> **Data lines**
▬▬▬▬▬▬▬▬▬▬

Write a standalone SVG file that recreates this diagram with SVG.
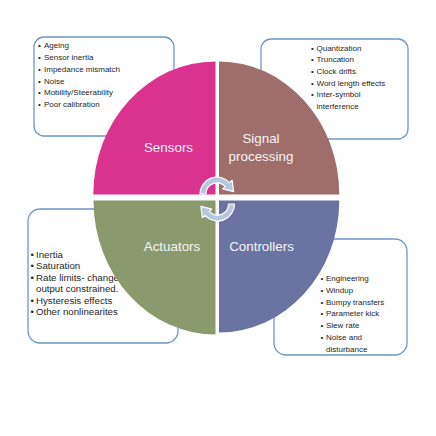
<svg xmlns="http://www.w3.org/2000/svg" width="436" height="436" viewBox="0 0 436 436">
<style>
.box{fill:#ffffff;stroke:#6f97c9;stroke-width:1.3}
.note{font-family:"Liberation Sans",Arial,sans-serif;font-size:8px;fill:#262626}
.note2{font-family:"Liberation Sans",Arial,sans-serif;font-size:9.7px;fill:#262626}
.lbl{font-family:"Liberation Sans",Arial,sans-serif;font-size:13.4px;fill:#f7f4f7;text-anchor:middle}
.arr{fill:#b6c8df;stroke:#ffffff;stroke-width:1.2;stroke-linejoin:round}
</style>
<rect width="436" height="436" fill="#ffffff"/>

<g id="sensors-notes">
<rect class="box" x="34" y="37" width="140" height="99" rx="10"/>
<g class="note">
<text x="38" y="48.3">•</text><text x="44" y="48.3">Ageing</text>
<text x="38" y="60">•</text><text x="44" y="60">Sensor inertia</text>
<text x="38" y="71.8">•</text><text x="44" y="71.8">Impedance mismatch</text>
<text x="38" y="83.5">•</text><text x="44" y="83.5">Noise</text>
<text x="38" y="95.3">•</text><text x="44" y="95.3">Mobility/Steerability</text>
<text x="38" y="107.3">•</text><text x="44" y="107.3">Poor calibration</text>
</g>
</g>

<g id="signal-notes">
<rect class="box" x="261" y="39" width="147" height="100" rx="10"/>
<g class="note">
<text x="311" y="50.7">•</text><text x="316.5" y="50.7">Quantization</text>
<text x="311" y="62.3">•</text><text x="316.5" y="62.3">Truncation</text>
<text x="311" y="74">•</text><text x="316.5" y="74">Clock drifts</text>
<text x="311" y="85.7">•</text><text x="316.5" y="85.7">Word length effects</text>
<text x="311" y="97.3">•</text><text x="316.5" y="97.3">Inter-symbol</text>
<text x="316.5" y="109">interference</text>
</g>
</g>

<g id="actuators-notes">
<rect class="box" x="28" y="209" width="150" height="134" rx="12"/>
<g class="note2">
<text x="30.5" y="257.7">•</text><text x="36" y="257.7">Inertia</text>
<text x="30.5" y="269.2">•</text><text x="36" y="269.2">Saturation</text>
<text x="30.5" y="280.7">•</text><text x="36" y="280.7">Rate limits- change</text>
<text x="36" y="292">output constrained.</text>
<text x="30.5" y="303.5">•</text><text x="36" y="303.5">Hysteresis effects</text>
<text x="30.5" y="315">•</text><text x="36" y="315">Other nonlinearites</text>
</g>
</g>

<g id="controllers-notes">
<rect class="box" x="274" y="239" width="133" height="116" rx="12"/>
<g class="note">
<text x="320.5" y="281">•</text><text x="326" y="281">Engineering</text>
<text x="320.5" y="292.7">•</text><text x="326" y="292.7">Windup</text>
<text x="320.5" y="304.5">•</text><text x="326" y="304.5">Bumpy transfers</text>
<text x="320.5" y="316.3">•</text><text x="326" y="316.3">Parameter kick</text>
<text x="320.5" y="328">•</text><text x="326" y="328">Slew rate</text>
<text x="320.5" y="339.8">•</text><text x="326" y="339.8">Noise and</text>
<text x="326" y="351.5">disturbance</text>
</g>
</g>

<g id="sensors">
<path d="M215.5 194.5 L93.3 194.5 A122.2 133 0 0 1 215.5 61.5 Z" fill="#d9328f"/>
<text class="lbl" x="168.5" y="152">Sensors</text>
</g>
<g id="signal-processing">
<path d="M219 194.5 L219 61.5 A120.3 133 0 0 1 339.3 194.5 Z" fill="#9f6e6b"/>
<text class="lbl" x="261" y="143">Signal</text>
<text class="lbl" x="261" y="161">processing</text>
</g>
<g id="actuators">
<path d="M215.5 200.5 L93.5 200.5 A122 134 0 0 0 215.5 334.5 Z" fill="#8b9a6c"/>
<text class="lbl" x="172" y="251">Actuators</text>
</g>
<g id="controllers">
<path d="M219 200.5 L339.3 200.5 A120.3 132 0 0 1 219 332.5 Z" fill="#6b73a3"/>
<text class="lbl" x="261.5" y="251">Controllers</text>
</g>

<g id="connectors">
<path class="arr" d="M200 194 A17 17 0 0 1 229.6 182.6 L232.2 180.3 L233.6 191.6 L222.6 188.9 L225.2 186.6 A11 11 0 0 0 206 194 Z"/>
<path class="arr" d="M234.5 204 A17 17 0 0 1 204.9 215.4 L202.3 217.7 L200.9 206.4 L211.9 209.1 L209.3 211.4 A11 11 0 0 0 228.5 204 Z"/>
</g>
</svg>
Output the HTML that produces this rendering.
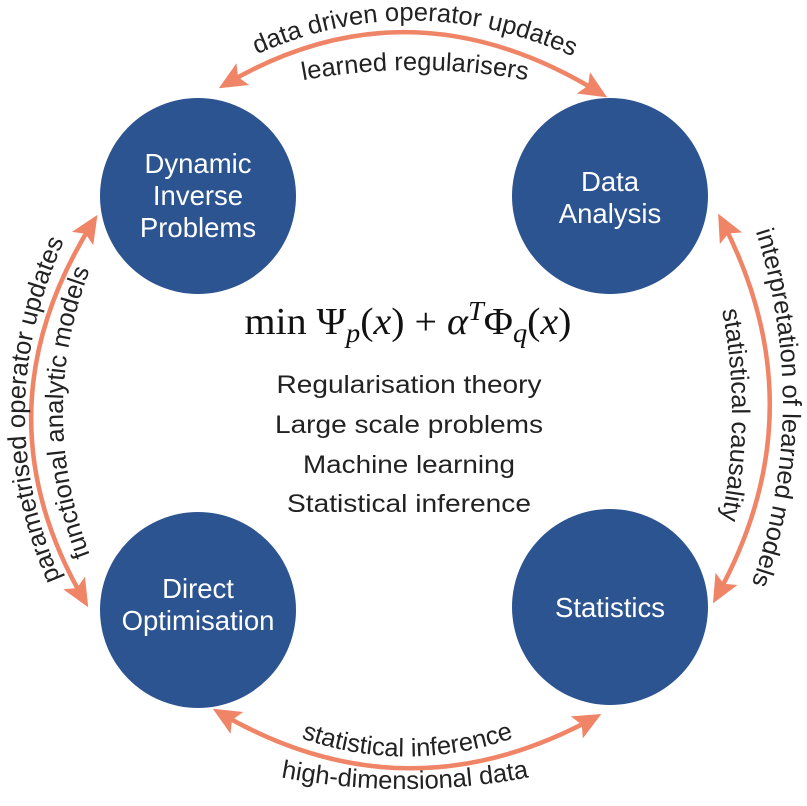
<!DOCTYPE html>
<html><head><meta charset="utf-8"><style>html,body{margin:0;padding:0;background:#fff}svg{display:block}</style></head>
<body>
<svg width="807" height="806" viewBox="0 0 807 806" xmlns="http://www.w3.org/2000/svg" font-family="Liberation Sans, sans-serif">
<defs>
<marker id="ah" viewBox="0 0 10 10" refX="7" refY="5" markerWidth="6.2" markerHeight="6.2" markerUnits="strokeWidth" orient="auto-start-reverse">
<path d="M0,0.5 L10,5 L0,9.5 L2,5 z" fill="#f08466"/>
</marker>
<path id="tO" d="M225,70 Q410,-30 605,72"/>
<path id="tI" d="M275,86 Q415,54 555,86"/>
<path id="lO" d="M78,615 Q-30,411 82,205"/>
<path id="lI" d="M112,605 Q14,411 112,220"/>
<path id="rO" d="M745,200 Q823,410 740,615"/>
<path id="rI" d="M705,245 Q759,410 705,585"/>
<path id="bO" d="M285,732 Q405,781 530,732"/>
<path id="bI" d="M260,773 Q405,805 550,773"/>
</defs>
<g fill="#2c5491">
<circle cx="198" cy="196" r="98"/>
<circle cx="610" cy="196" r="98"/>
<circle cx="198" cy="610" r="98"/>
<circle cx="610" cy="607" r="98"/>
</g>
<g fill="none" stroke="#f08466" stroke-width="4.5" marker-start="url(#ah)" marker-end="url(#ah)">
<path d="M226,84 Q410,-24 600,93"/>
<path d="M93,222 Q-26,411 84,600"/>
<path d="M722,221 Q820,410 717,596"/>
<path d="M220,713 Q405,821 594,718"/>
</g>
<g fill="#fff" font-size="27.5" text-anchor="middle">
<text x="198" y="173">Dynamic</text>
<text x="198" y="205">Inverse</text>
<text x="198" y="237">Problems</text>
<text x="610" y="191">Data</text>
<text x="610" y="223">Analysis</text>
<text x="198" y="598">Direct</text>
<text x="198" y="630">Optimisation</text>
<text x="610" y="617">Statistics</text>
</g>
<g fill="#222" font-size="25.5" text-anchor="middle">
<text><textPath href="#tO" startOffset="50%">data driven operator updates</textPath></text>
<text><textPath href="#tI" startOffset="50%">learned regularisers</textPath></text>
<text><textPath href="#lO" startOffset="50%">parametrised operator updates</textPath></text>
<text><textPath href="#lI" startOffset="50%">functional analytic models</textPath></text>
<text><textPath href="#rO" startOffset="50%">interpretation of learned models</textPath></text>
<text><textPath href="#rI" startOffset="50%">statistical causality</textPath></text>
<text><textPath href="#bO" startOffset="50%">statistical inference</textPath></text>
<text><textPath href="#bI" startOffset="50%">high-dimensional data</textPath></text>
</g>
<text x="408" y="334" font-family="Liberation Serif, serif" font-size="38" fill="#111" text-anchor="middle" textLength="327" lengthAdjust="spacingAndGlyphs">min Ψ<tspan font-style="italic" font-size="27" dy="8">p</tspan><tspan dy="-8">(</tspan><tspan font-style="italic">x</tspan>) + <tspan font-style="italic">α</tspan><tspan font-style="italic" font-size="27" dy="-14">T</tspan><tspan dy="14">Φ</tspan><tspan font-style="italic" font-size="27" dy="8">q</tspan><tspan dy="-8">(</tspan><tspan font-style="italic">x</tspan>)</text>
<g fill="#222" font-size="25" text-anchor="middle">
<text x="409" y="393" textLength="265" lengthAdjust="spacingAndGlyphs">Regularisation theory</text>
<text x="409" y="433" textLength="268" lengthAdjust="spacingAndGlyphs">Large scale problems</text>
<text x="409" y="473" textLength="212" lengthAdjust="spacingAndGlyphs">Machine learning</text>
<text x="409" y="512" textLength="244" lengthAdjust="spacingAndGlyphs">Statistical inference</text>
</g>
</svg>
</body></html>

▬▬▬▬▬▬▬▬▬▬

> **Prompt**
Copy each line of the data that contains the word "this".

> **Task result**
Write a standalone SVG file that recreates this diagram with SVG.
Output the HTML that produces this rendering.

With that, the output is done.